* _WRITTEN PROBLEM_
Restate, exactly and without pictures, the lines from the start of the listing below through the line holding "var width = 640, height = 414;".

▬▬▬▬▬▬

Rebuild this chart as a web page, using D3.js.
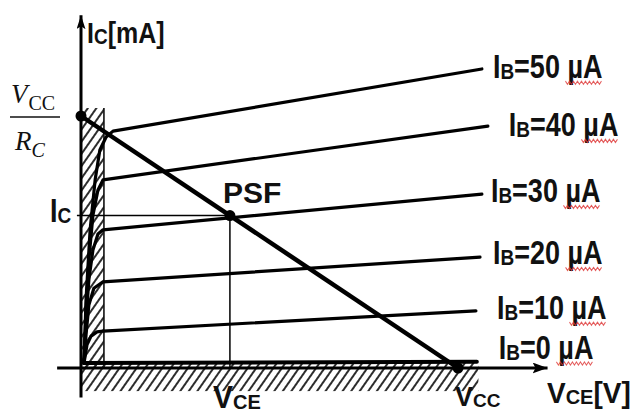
<!DOCTYPE html>
<html>
<head>
<meta charset="utf-8">
<script src="https://cdn.jsdelivr.net/npm/d3@7"></script>
<style>
body { margin: 0; background: #fff; }
svg { display: block; }
</style>
</head>
<body>
<div id="graphic"></div>
<script>
// base current of each curve, uA
var ibValues = [50, 40, 30, 20, 10, 0];

// output characteristics: VCE [V] and IC [mA]
var vce50 = [0.10, 0.16, 0.29, 0.45, 0.60, 0.80, 1.02, 12.76];
var ic50  = [0.19, 1.62, 3.29, 4.48, 5.19, 5.50, 5.64, 7.12];
var vce40 = [0.10, 0.16, 0.25, 0.38, 0.54, 0.70, 12.95];
var ic40  = [0.19, 1.38, 2.57, 3.64, 4.24, 4.48, 5.76];
var vce30 = [0.10, 0.16, 0.25, 0.38, 0.54, 0.70, 12.76];
var ic30  = [0.14, 1.14, 2.10, 2.81, 3.19, 3.29, 4.14];
var vce20 = [0.10, 0.16, 0.25, 0.41, 0.70, 12.70];
var ic20  = [0.14, 0.79, 1.50, 1.90, 2.05, 2.64];
var vce10 = [0.10, 0.19, 0.32, 0.51, 0.70, 12.57];
var ic10  = [0.14, 0.55, 0.76, 0.86, 0.88, 1.36];
var vce0  = [0.08, 12.60];
var ic0   = [0.12, 0.15];

// load line and working point
var vcc = 12;          // V
var icMax = 6;         // VCC / RC, mA
var psfVce = 4.74;
var psfIc = 3.63;

// shaded regions (saturation and cut-off)
var satVce = [0.03, 0.73];
var satIc  = [0, 6.19];
var cutVce = [0.03, 12.65];
var cutIc  = [-0.55, 0.15];

var vceSeries = [vce50, vce40, vce30, vce20, vce10, vce0];
var icSeries  = [ic50, ic40, ic30, ic20, ic10, ic0];

var width = 640, height = 414;

var x = d3.scaleLinear().domain([0, vcc]).range([81, 458]);
var y = d3.scaleLinear().domain([0, icMax]).range([368, 116]);

var svg = d3.select("#graphic").append("svg")
        .attr("width", width)
        .attr("height", height)
        .style("background", "#fff");

var defs = svg.append("defs");

defs.append("pattern")
        .attr("id", "hatch")
        .attr("patternUnits", "userSpaceOnUse")
        .attr("width", 7)
        .attr("height", 7)
        .attr("patternTransform", "rotate(35)")
    .append("line")
        .attr("x1", 1).attr("y1", 0)
        .attr("x2", 1).attr("y2", 7)
        .style("stroke", "#222")
        .style("stroke-width", 1.9);

function arrowMarker(id, w, h) {
    defs.append("marker")
        .attr("id", id)
        .attr("viewBox", "0 0 " + w + " " + h)
        .attr("refX", w).attr("refY", h / 2)
        .attr("markerWidth", w).attr("markerHeight", h)
        .attr("markerUnits", "userSpaceOnUse")
        .attr("orient", "auto")
      .append("path")
        .attr("d", "M0,0L" + w + "," + (h / 2) + "L0," + h + "L3," + (h / 2) + "Z")
        .style("fill", "#000");
}
arrowMarker("arrowY", 14, 9);
arrowMarker("arrowX", 15, 11);

// hatched regions
svg.append("rect")
        .attr("x", x(satVce[0]))
        .attr("y", y(satIc[1]))
        .attr("width", x(satVce[1]) - x(satVce[0]))
        .attr("height", y(satIc[0]) - y(satIc[1]))
        .style("fill", "url(#hatch)");

svg.append("line")
        .attr("x1", x(satVce[1])).attr("y1", y(satIc[1]))
        .attr("x2", x(satVce[1])).attr("y2", y(0))
        .style("stroke", "#111")
        .style("stroke-width", 1.6);

svg.append("rect")
        .attr("x", x(cutVce[0]))
        .attr("y", y(cutIc[1]))
        .attr("width", x(cutVce[1]) - x(cutVce[0]))
        .attr("height", y(cutIc[0]) - y(cutIc[1]))
        .style("fill", "url(#hatch)");

// axes
svg.append("line")
        .attr("x1", x(0)).attr("y1", y(-0.7))
        .attr("x2", x(0)).attr("y2", y(8.4))
        .style("stroke", "#000")
        .style("stroke-width", 3)
        .attr("marker-end", "url(#arrowY)");

svg.append("line")
        .attr("x1", x(-0.76)).attr("y1", y(0))
        .attr("x2", x(14.85)).attr("y2", y(0))
        .style("stroke", "#000")
        .style("stroke-width", 3.2)
        .attr("marker-end", "url(#arrowX)");

// characteristic curves
var line = d3.line()
        .x(function(d) { return x(d[0]); })
        .y(function(d) { return y(d[1]); });

var curves = ibValues.map(function(ib, i) {
    return { ib: ib, pts: vceSeries[i].map(function(v, j) { return [v, icSeries[i][j]]; }) };
});

svg.append("g").selectAll("path")
        .data(curves)
        .join("path")
        .attr("d", function(d) { return line(d.pts); })
        .style("fill", "none")
        .style("stroke", "#000")
        .style("stroke-width", function(d) { return d.ib === 0 ? 4 : 3.2; })
        .style("stroke-linecap", "round")
        .style("stroke-linejoin", "round");

// guide lines to the working point
svg.append("line")
        .attr("x1", x(-0.13)).attr("y1", y(psfIc))
        .attr("x2", x(psfVce)).attr("y2", y(psfIc))
        .style("stroke", "#000").style("stroke-width", 1.5);

svg.append("line")
        .attr("x1", x(psfVce)).attr("y1", y(psfIc))
        .attr("x2", x(psfVce)).attr("y2", y(0))
        .style("stroke", "#000").style("stroke-width", 1.5);

// load line
svg.append("line")
        .attr("x1", x(0)).attr("y1", y(icMax))
        .attr("x2", x(vcc)).attr("y2", y(0))
        .style("stroke", "#000")
        .style("stroke-width", 4.5);

svg.append("g").selectAll("circle")
        .data([[0, icMax], [psfVce, psfIc], [vcc, 0]])
        .join("circle")
        .attr("cx", function(d) { return x(d[0]); })
        .attr("cy", function(d) { return y(d[1]); })
        .attr("r", 5.5)
        .style("fill", "#000");

// labels
var sans = "'Liberation Sans', Arial, sans-serif";
var serif = "'Liberation Serif', 'Times New Roman', serif";

function label(px, py, parts, size, sy) {
    var g = svg.append("g")
            .attr("transform", "translate(" + px + "," + py + ") scale(1," + sy + ")");
    var t = g.append("text")
            .style("font-family", sans)
            .style("font-weight", "bold")
            .style("font-size", size + "px")
            .style("fill", "#111");
    parts.forEach(function(p) {
        var s = t.append("tspan").text(p[0]);
        if (p[1]) s.style("font-size", p[1] + "px");
        if (p[2]) s.attr("dy", p[2]);
    });
    return g;
}

function squiggle(g, x0, x1, yy) {
    var pts = [];
    for (var k = 0; x0 + k * 2 <= x1; k++) pts.push([x0 + k * 2, yy + (k % 2 ? 1.3 : -1.3)]);
    g.append("path")
        .attr("d", d3.line()(pts))
        .style("fill", "none")
        .style("stroke", "#d33")
        .style("stroke-width", 1)
        .style("opacity", 0.8);
}

// label offsets from the end of each curve
var labelDx = [13, 23, 11, 15, 23, 24];
var labelDy = [10, 11, 9, 8, 9, -2];

curves.forEach(function(c, i) {
    var end = c.pts[c.pts.length - 1];
    var g = label(x(end[0]) + labelDx[i] - 2, y(end[1]) + labelDy[i] - 1,
            [["I"], ["B", 19, 1], ["=" + c.ib + " ", null, -1], ["\u00b5A"]], 27, 1.2);
    var bb = g.select("text").node().getBBox();
    squiggle(g, bb.x + bb.width - 37, bb.x + bb.width, 4);
});

label(87, 43, [["I"], ["C", 19, 1], ["[mA]", null, -1]], 25, 1.2);
label(50, 222, [["I"], ["C", 19, 1]], 27, 1.2);
label(223, 203, [["PSF"]], 30, 1);
label(213, 408, [["V"], ["CE", 20, 1]], 30, 1.05);
label(455, 406, [["V"], ["CC", 19, 1]], 27, 1);
label(547, 403, [["V"], ["CE", 20, 1], ["[V]", null, -1]], 28, 1.05);

// VCC / RC fraction
var frac = svg.append("g")
        .style("font-family", serif)
        .style("fill", "#111");
frac.append("text")
        .attr("x", 11).attr("y", 103)
        .style("font-size", "27px")
        .style("font-style", "italic")
        .text("V")
    .append("tspan")
        .attr("dy", 7)
        .attr("dx", 1)
        .style("font-size", "20px")
        .style("font-style", "normal")
        .text("CC");
frac.append("line")
        .attr("x1", 10).attr("x2", 60)
        .attr("y1", 117).attr("y2", 117)
        .style("stroke", "#111")
        .style("stroke-width", 1.6);
frac.append("text")
        .attr("x", 15).attr("y", 150)
        .style("font-size", "27px")
        .style("font-style", "italic")
        .text("R")
    .append("tspan")
        .attr("dy", 7)
        .style("font-size", "20px")
        .text("C");
</script>
</body>
</html>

▬▬▬▬▬▬

* _OUTPUT FOR THIS TASK_
Rebuild this chart as a web page, using D3.js.
<!DOCTYPE html>
<html>
<head>
<meta charset="utf-8">
<script src="https://cdn.jsdelivr.net/npm/d3@7"></script>
<style>
body { margin: 0; background: #fff; }
svg { display: block; }
</style>
</head>
<body>
<div id="graphic"></div>
<script>
// base current of each curve, uA
var ibValues = [50, 40, 30, 20, 10, 0];

// output characteristics: VCE [V] and IC [mA]
var vce50 = [0.10, 0.16, 0.29, 0.45, 0.60, 0.80, 1.02, 12.76];
var ic50  = [0.19, 1.62, 3.29, 4.48, 5.19, 5.50, 5.64, 7.12];
var vce40 = [0.10, 0.16, 0.25, 0.38, 0.54, 0.70, 12.95];
var ic40  = [0.19, 1.38, 2.57, 3.64, 4.24, 4.48, 5.76];
var vce30 = [0.10, 0.16, 0.25, 0.38, 0.54, 0.70, 12.76];
var ic30  = [0.14, 1.14, 2.10, 2.81, 3.19, 3.29, 4.14];
var vce20 = [0.10, 0.16, 0.25, 0.41, 0.70, 12.70];
var ic20  = [0.14, 0.79, 1.50, 1.90, 2.05, 2.64];
var vce10 = [0.10, 0.19, 0.32, 0.51, 0.70, 12.57];
var ic10  = [0.14, 0.55, 0.76, 0.86, 0.88, 1.36];
var vce0  = [0.08, 12.60];
var ic0   = [0.12, 0.15];

// load line and working point
var vcc = 12;          // V
var icMax = 6;         // VCC / RC, mA
var psfVce = 4.74;
var psfIc = 3.63;

// shaded regions (saturation and cut-off)
var satVce = [0.03, 0.73];
var satIc  = [0, 6.19];
var cutVce = [0.03, 12.65];
var cutIc  = [-0.55, 0.15];

var vceSeries = [vce50, vce40, vce30, vce20, vce10, vce0];
var icSeries  = [ic50, ic40, ic30, ic20, ic10, ic0];

var width = 640, height = 414;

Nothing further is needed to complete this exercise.